Studies on biofeedback, he says, have only confirmed the positive effect a well-tended landscape has on mankind’s heart, soul and mind.

“When you drive up to a place of business or someone’s home and it’s trashy and dirty, it makes you stressed and anxious before you even get out of the car,” Johnston says. “But when you pull up to a place where the trash is picked and everything is cared for, instantly your blood pressure, heart rate — everything goes down. Suddenly you feel relaxed and agreeable,” he says.

In fact, creating first impressions is exactly what Johnston did as a landscape designer at Gallo Vineyards in California and with his own landscaping business in Washington, before moving to La Grande with his wife and children seven years ago.

“A well-tended property says that if we care for our own, we will also care well for you. I think that’s an important message for a hospital, don’t you? This — what we are doing here — makes this sacred ground and the garden should reflect that.”
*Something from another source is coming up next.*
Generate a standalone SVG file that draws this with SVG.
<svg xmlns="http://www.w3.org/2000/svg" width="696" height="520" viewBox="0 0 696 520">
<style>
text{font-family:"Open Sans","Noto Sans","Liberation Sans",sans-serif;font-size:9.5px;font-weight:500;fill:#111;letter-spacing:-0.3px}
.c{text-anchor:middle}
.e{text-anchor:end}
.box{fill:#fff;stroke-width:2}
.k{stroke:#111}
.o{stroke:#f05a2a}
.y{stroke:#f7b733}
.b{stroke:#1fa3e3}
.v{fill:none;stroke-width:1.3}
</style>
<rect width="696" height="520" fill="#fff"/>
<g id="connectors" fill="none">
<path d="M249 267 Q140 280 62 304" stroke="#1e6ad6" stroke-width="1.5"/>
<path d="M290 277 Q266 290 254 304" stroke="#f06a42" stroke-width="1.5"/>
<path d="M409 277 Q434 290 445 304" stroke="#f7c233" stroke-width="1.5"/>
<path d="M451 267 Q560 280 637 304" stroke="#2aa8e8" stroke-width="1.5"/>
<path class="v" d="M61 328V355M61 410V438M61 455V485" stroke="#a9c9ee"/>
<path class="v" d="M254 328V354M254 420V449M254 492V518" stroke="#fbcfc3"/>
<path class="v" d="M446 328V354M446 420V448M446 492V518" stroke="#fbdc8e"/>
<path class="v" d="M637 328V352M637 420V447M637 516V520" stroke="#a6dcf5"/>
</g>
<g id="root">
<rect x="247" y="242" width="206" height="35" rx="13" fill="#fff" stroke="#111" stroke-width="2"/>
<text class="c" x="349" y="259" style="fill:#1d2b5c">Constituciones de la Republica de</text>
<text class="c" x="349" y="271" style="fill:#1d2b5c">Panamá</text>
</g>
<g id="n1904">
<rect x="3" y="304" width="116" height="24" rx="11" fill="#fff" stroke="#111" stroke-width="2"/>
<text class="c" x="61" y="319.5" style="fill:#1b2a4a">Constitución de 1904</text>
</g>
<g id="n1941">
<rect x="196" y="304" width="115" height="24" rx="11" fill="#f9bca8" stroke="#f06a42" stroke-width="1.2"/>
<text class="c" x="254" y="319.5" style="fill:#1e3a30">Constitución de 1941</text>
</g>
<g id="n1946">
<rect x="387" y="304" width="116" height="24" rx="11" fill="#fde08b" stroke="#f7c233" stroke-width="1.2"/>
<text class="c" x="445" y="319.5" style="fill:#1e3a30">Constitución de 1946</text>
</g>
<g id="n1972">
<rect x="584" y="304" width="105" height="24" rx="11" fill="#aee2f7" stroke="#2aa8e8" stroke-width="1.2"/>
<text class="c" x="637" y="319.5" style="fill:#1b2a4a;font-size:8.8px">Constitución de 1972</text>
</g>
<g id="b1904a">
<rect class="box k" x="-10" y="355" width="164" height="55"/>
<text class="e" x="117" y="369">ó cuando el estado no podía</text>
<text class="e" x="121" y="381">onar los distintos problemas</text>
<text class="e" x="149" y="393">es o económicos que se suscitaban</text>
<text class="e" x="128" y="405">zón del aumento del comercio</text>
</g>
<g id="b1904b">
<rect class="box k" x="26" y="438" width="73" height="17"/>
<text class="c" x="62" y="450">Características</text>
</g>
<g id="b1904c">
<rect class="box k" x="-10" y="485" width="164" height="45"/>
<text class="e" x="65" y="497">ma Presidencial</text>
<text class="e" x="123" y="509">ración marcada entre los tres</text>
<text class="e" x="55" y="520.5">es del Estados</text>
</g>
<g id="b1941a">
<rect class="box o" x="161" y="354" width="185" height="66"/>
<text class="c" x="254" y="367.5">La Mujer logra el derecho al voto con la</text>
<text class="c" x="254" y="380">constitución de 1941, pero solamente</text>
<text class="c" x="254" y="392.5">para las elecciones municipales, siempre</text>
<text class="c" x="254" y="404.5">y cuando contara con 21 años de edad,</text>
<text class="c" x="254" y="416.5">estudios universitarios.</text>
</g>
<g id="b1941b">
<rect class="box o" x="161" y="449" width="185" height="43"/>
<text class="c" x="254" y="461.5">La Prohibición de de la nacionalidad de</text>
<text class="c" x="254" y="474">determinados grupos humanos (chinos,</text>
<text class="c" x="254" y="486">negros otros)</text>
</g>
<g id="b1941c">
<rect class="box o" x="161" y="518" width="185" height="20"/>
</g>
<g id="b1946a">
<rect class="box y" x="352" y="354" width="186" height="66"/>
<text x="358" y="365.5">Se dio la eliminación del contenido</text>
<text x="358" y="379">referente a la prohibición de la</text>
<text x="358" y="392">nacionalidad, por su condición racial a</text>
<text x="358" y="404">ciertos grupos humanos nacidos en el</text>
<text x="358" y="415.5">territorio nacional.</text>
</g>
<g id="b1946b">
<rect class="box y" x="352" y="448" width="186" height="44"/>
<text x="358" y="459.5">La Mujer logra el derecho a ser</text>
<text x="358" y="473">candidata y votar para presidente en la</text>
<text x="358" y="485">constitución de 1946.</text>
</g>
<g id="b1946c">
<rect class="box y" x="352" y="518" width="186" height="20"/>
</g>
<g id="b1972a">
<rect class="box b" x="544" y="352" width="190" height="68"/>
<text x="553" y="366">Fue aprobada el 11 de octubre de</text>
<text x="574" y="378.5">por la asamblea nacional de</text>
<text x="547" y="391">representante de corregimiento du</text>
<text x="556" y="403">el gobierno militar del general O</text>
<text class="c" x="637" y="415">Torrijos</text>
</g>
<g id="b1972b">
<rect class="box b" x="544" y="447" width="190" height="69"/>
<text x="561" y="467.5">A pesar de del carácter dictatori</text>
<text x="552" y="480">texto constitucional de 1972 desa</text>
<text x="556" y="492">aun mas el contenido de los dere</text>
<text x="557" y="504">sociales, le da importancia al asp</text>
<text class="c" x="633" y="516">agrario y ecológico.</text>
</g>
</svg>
Over the years, Johnston has worked the nearly 12 acres in his care mostly by hand — pulling the weeds, planting trees, cutting trails, installing drip systems to water and benches to rest upon. The effect is natural and very low-key. No boundaries except the rocks moved to till the soil that now partially line a walking trail. No fences except around those trees he chooses to protect from the deer. No manicured lawns or flashy planters — the look is natural, rustic and relaxed.

“My grandfather taught me that a garden should be built one wheelbarrow at a time and that the first watering should be sweat. The more I worked, the more the beauty of this landscape showed itself to me,” he says. “Its a canvas on a scale so big I vision flashes of color erupting across it that will please the eye 200 years from now,” he says. “Gardeners always plant for the future — that’s the fun part.”

Evening and morning, he says, are especially precious with the sunrise and sunset scraping across the hill to reveal their own perspectives on the colors and shapes of the hillside.

“I haven’t done this by myself. I have a half-time employee and a very small budget every month. I could not have done all this without volunteers and donations,” he says.

For example, a few years ago a man who had been coming to the hospital for outpatient services had watched Johnston working up on the hillside.

ON THE MARCH: Scottish sounds of the Weston McEwen Pipes and Drum Band. - Submitted photo
ON THE MARCH: Scottish sounds of the Weston McEwen Pipes and Drum Band. - Submitted photo
“He came up to me one day and said, ‘You know what you need up here? You need some grass seed.” So the man gave me 200 pounds of his company’s grass seed that’s slow growing and perfectly suited to our climate and soil,” says Johnston, who “mows” it with a weed whacker a few times a year.

Volunteers, hospital employees and other community members have helped Johnston gather daffodil bulbs and lilacs from old, abandoned farms along Foothill Road, transplanting them and giving them a new life at the hospital. One Eagle scout, Landon Wright, built and installed five viewing benches in sheltered pockets throughout the garden with breathtaking views of the valley.

Several years ago, while Johnston was working away on his knees, the inspiration came upon him to plant 10,000 daffodils on that hillside. And when he had, he knew he would hear the bagpipes play.

There are now more than 10,000 daffodils on the hillside and the first garden concert to be held at the Grande Ronde Hospital will be the Scottish sounds of the Weston McEwen Pipes and Drum Band.

Johnston, who has discovered over the years that the hillside is also a natural amphitheater, hopes to see a good turnout for the concert. He sees the event as a celebration of what has really been an entire community’s labor of love.

“The community has contributed a lot to this garden. I hope they will come to the concert with me and hear the pipes play,” he says. “Pipes in the  garden — it is going to be wonderful.”